"The High Cost of Subprime Lending" Part 3: Future of Housing Crisis in Washington
On Monday, the Budget & Policy Center released a paper entitled, "The High Cost of Subprime Lending in Washington State." Over the week we have posted here about the disproportionate effects of high cost lending on certain lower income neighborhoods and people of color. Today we will take a look at the future of the housing crisis in Washington State.
Washington has been relatively fortunate to avoid some of the deepest mortgage problems seen in other states as a result of the subprime lending crisis. Nationwide in the third quarter of 2008, over five percent of mortgages were seriously delinquent or in foreclosure, whereas in Washington, foreclosure rates were below 2.5 percent. (Only seven states in the country had such low foreclosure rates during this time.)
But the housing situation in Washington may take a turn for the worse in the near future. Nationwide, 77 percent of subprime loans with adjustable rates have already experienced a reset of the initial interest rate. In Washington State however, only 67 percent of loans have reset (see graph) The remainder are still at the original interest rate.
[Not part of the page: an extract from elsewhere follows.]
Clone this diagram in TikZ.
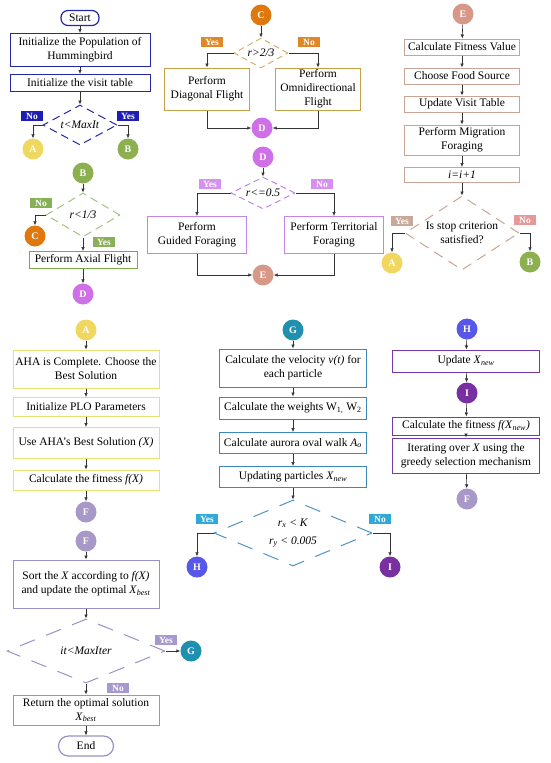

In the next 12 months, it is expected that interest rates will reset on 23 percent of subprime adjustable rate mortgages in the state, a higher share during that period than nearly every other state in the nation.
Problems for strapped homeowners can be exacerbated by prepayment penalties and large loan balances. Thirty-two percent of subprime mortgages in Washington State have prepayment penalties currently in force, a higher percentage than nearly every other state. And only 10 states have larger average subprime loan balances.
This is worrisome because the subprime mortgages that are most likely to go into delinquency or foreclosure are those with adjustable interest rates. Homeowners with these loans see sudden and significant increases in their mortgage bill from one month to the next and the additional cost can lead to late payments and eventually, foreclosure.